Suchteams hätten am Dienstag alle 30 Minuten eine Art Klopfgeräusche in der Region registriert, in dem das Tauchboot vermutet werde, hieß es in einem internen Memo der US-Regierung, aus dem der Sender CNN und das Magazin "Rolling Stone" in der Nacht zum Mittwoch (Ortszeit) zitierten.

Vier Stunden später, nachdem zusätzliche Sonargeräte eingesetzt worden seien, sei das Klopfen noch immer zu hören gewesen, hieß es weiter. Dem Memo zufolge war aber unklar, wann genau und wie lange das Geräusch zu vernehmen war. Ein späteres Update, das am Dienstagabend verschickt worden sei, berichte von weiteren Geräuschen, die aber nicht mehr als "Klopfen" beschrieben wurden, schrieb CNN.

Die US-Küstenwache teilte ebenfalls mit, dass ein kanadisches Suchflugzeug "Unterwassergeräusche" gehört habe. Tauchroboter seien in das Gebiet verlagert worden, um den Ursprung der Geräusche zu erforschen. Zunächst sei dies aber erfolglos geblieben.

Wenn die Geräusche tatsächlich von der "Titan" stammen, könnten die Insassen noch am Leben sein, wie der Meereskundler Simon Boxall von der Universität Southampton der BBC sagte. "Es gibt viele Geräuschquellen im Ozean, aber es macht Hoffnung. Ein Szenario, das jeder gefürchtet hat, war, dass das Tauchboot quasi implodiert ist. Es gibt also Anlass zur Hoffnung, dass es sich immer noch um eine Rettungsaktion und nicht nur um eine Bergungsaktion handelt."

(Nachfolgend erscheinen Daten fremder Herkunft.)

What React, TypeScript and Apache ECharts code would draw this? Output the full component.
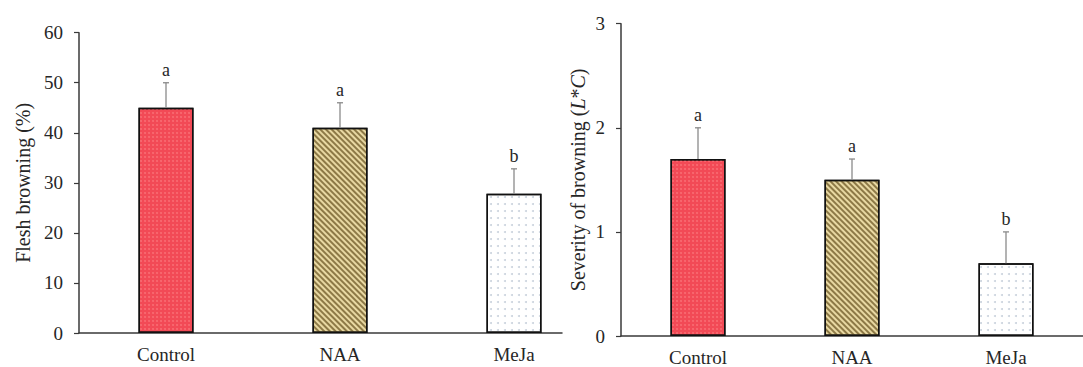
import React, { useEffect, useRef } from "react";
import * as echarts from "echarts";

const categories = ["Control", "NAA", "MeJa"];
const fleshValues = [45, 41, 27.8];
const fleshErrors = [5, 5, 5];
const fleshLetters = ["a", "a", "b"];
const severityValues = [1.7, 1.5, 0.7];
const severityErrors = [0.3, 0.2, 0.3];
const severityLetters = ["a", "a", "b"];
const fleshTicks = { min: 0, max: 60, interval: 10 };
const severityTicks = { min: 0, max: 3, interval: 1 };

const FONT = '"Liberation Serif", "Times New Roman", serif';
const TEXT = "#262626";
const AXIS = "#3a3a3a";

const barStyles = [
  {
    color: "#f24a56",
    decal: {
      symbol: "circle",
      symbolSize: 0.8,
      dashArrayX: 2,
      dashArrayY: 2,
      color: "rgba(255,150,150,0.55)",
    },
  },
  {
    color: "#e8d8a2",
    decal: {
      symbol: "rect",
      symbolSize: 1,
      dashArrayX: [1, 0],
      dashArrayY: [1.1, 2],
      rotation: Math.PI / 4,
      color: "rgba(105,85,35,0.72)",
    },
  },
  {
    color: "#ffffff",
    decal: {
      symbol: "circle",
      symbolSize: 1,
      dashArrayX: [1.5, 4.5],
      dashArrayY: [1.5, 4.5],
      color: "rgba(150,165,185,0.5)",
    },
  },
];

function barData(values: number[]) {
  return values.map((v, i) => ({
    value: v,
    itemStyle: {
      color: barStyles[i].color,
      decal: barStyles[i].decal,
      borderColor: "#111",
      borderWidth: 1.5,
    },
  }));
}

function errorSeries(values: number[], errors: number[], letters: string[], axisIdx: number) {
  return {
    type: "custom",
    xAxisIndex: axisIdx,
    yAxisIndex: axisIdx,
    z: 5,
    data: values.map((v, i) => [i, v, errors[i]]),
    renderItem: (params: any, api: any) => {
      const i = api.value(0);
      const v = api.value(1);
      const e = api.value(2);
      const base = api.coord([i, v]);
      const top = api.coord([i, v + e]);
      return {
        type: "group",
        children: [
          {
            type: "line",
            shape: { x1: base[0], y1: base[1], x2: top[0], y2: top[1] },
            style: { stroke: "#8a8a8a", lineWidth: 1.3 },
          },
          {
            type: "line",
            shape: { x1: top[0] - 3, y1: top[1], x2: top[0] + 3, y2: top[1] },
            style: { stroke: "#8a8a8a", lineWidth: 1.3 },
          },
          {
            type: "text",
            style: {
              text: letters[params.dataIndex],
              x: top[0],
              y: top[1] - 4,
              align: "center",
              verticalAlign: "bottom",
              textAlign: "center",
              textVerticalAlign: "bottom",
              fontSize: 18,
              fontFamily: FONT,
              fill: TEXT,
            },
          },
        ],
      };
    },
  };
}

export default function App() {
  const ref = useRef<HTMLDivElement>(null);
  useEffect(() => {
    document.body.style.margin = "0";
    const chart = echarts.init(ref.current!, null, { renderer: "svg" });
    const yAxisCommon = {
      type: "value",
      splitLine: { show: false },
      axisLine: { show: true, lineStyle: { color: AXIS, width: 1.5 } },
      axisTick: { show: true, length: 5, lineStyle: { color: AXIS, width: 1.2 } },
      axisLabel: { color: TEXT, fontSize: 19, fontFamily: FONT, margin: 16 },
      nameLocation: "middle",
      nameTextStyle: { color: TEXT, fontSize: 20, fontFamily: FONT },
    };
    const xAxisCommon = {
      type: "category",
      data: categories,
      axisTick: { show: false },
      axisLabel: { color: TEXT, fontSize: 19, fontFamily: FONT, margin: 12 },
    };
    chart.setOption({
      animation: false,
      backgroundColor: "#ffffff",
      grid: [
        { left: 79, top: 32.7, width: 522, height: 300.3 },
        { left: 621, top: 23.7, width: 511.5, height: 312.3 },
        { left: 79, top: 32.7, width: 483, height: 300.3 },
      ],
      xAxis: [
        { ...xAxisCommon, gridIndex: 0, axisLine: { show: false } },
        {
          ...xAxisCommon,
          gridIndex: 1,
          axisLine: { show: true, lineStyle: { color: AXIS, width: 1.5 } },
        },
        {
          type: "value",
          gridIndex: 2,
          min: 0,
          max: 1,
          axisLine: { show: true, onZero: false, lineStyle: { color: AXIS, width: 1.5 } },
          axisTick: { show: false },
          axisLabel: { show: false },
          splitLine: { show: false },
        },
      ],
      yAxis: [
        {
          ...yAxisCommon,
          gridIndex: 0,
          min: fleshTicks.min,
          max: fleshTicks.max,
          interval: fleshTicks.interval,
          name: "Flesh browning (%)",
          nameGap: 46,
        },
        {
          ...yAxisCommon,
          gridIndex: 1,
          min: severityTicks.min,
          max: severityTicks.max,
          interval: severityTicks.interval,
          name: "Severity of browning ({i|L}*{i|C})",
          nameGap: 33,
          nameTextStyle: {
            color: TEXT,
            fontSize: 20,
            fontFamily: FONT,
            rich: { i: { fontStyle: "italic", fontSize: 20, fontFamily: FONT, color: TEXT } },
          },
        },
        { type: "value", gridIndex: 2, show: false, min: 0, max: 1 },
      ],
      series: [
        {
          type: "bar",
          xAxisIndex: 0,
          yAxisIndex: 0,
          barWidth: 55,
          data: barData(fleshValues),
        },
        errorSeries(fleshValues, fleshErrors, fleshLetters, 0),
        {
          type: "bar",
          xAxisIndex: 1,
          yAxisIndex: 1,
          barWidth: 55,
          data: barData(severityValues),
        },
        errorSeries(severityValues, severityErrors, severityLetters, 1),
      ],
    });
    return () => chart.dispose();
  }, []);
  return (
    <div
      ref={ref}
      style={{ position: "absolute", left: 0, top: 0, width: 1083, height: 367, overflow: "hidden" }}
    />
  );
}
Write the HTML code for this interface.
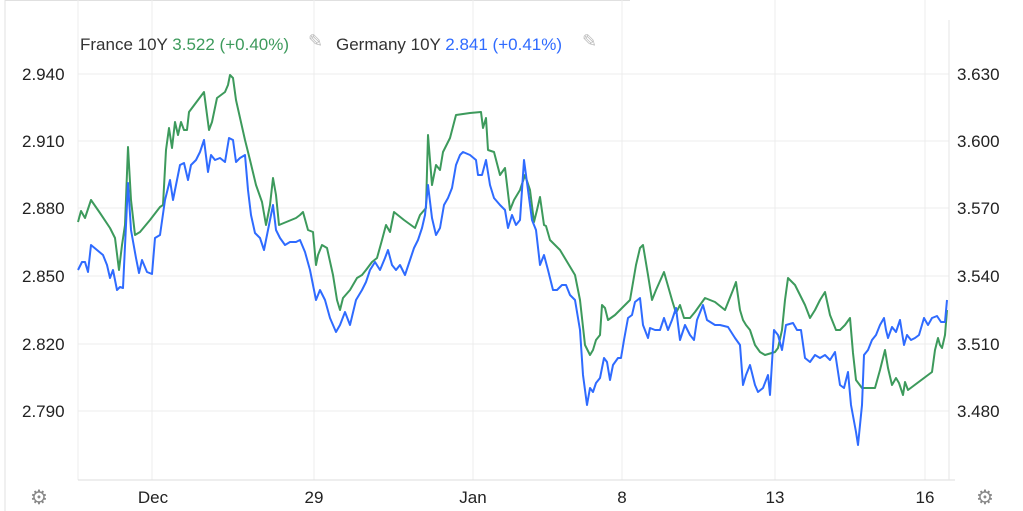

Was passierte mit der "Titan"? Rätselraten um Ursache

Für die Rettungskräfte ist es weiter extrem schwierig, die vermisste "Titan" zu finden. Das Suchgebiet ist riesig, der Atlantik dort Tausende Meter tief, der Wasserdruck enorm und es dringt kaum Licht durch die Finsternis. Hinzu kommt, dass niemand genau weiß, was mit dem Tauchboot überhaupt passiert ist.

Das beste Szenario sei, wenn sich die "Titan" im Wrack der "Titanic" verfangen hätte, sagte der Meeresforscher Tim Taylor dem US-Sender NBC News. Denn in diesem Falle wäre das Boot am einfachsten zu finden.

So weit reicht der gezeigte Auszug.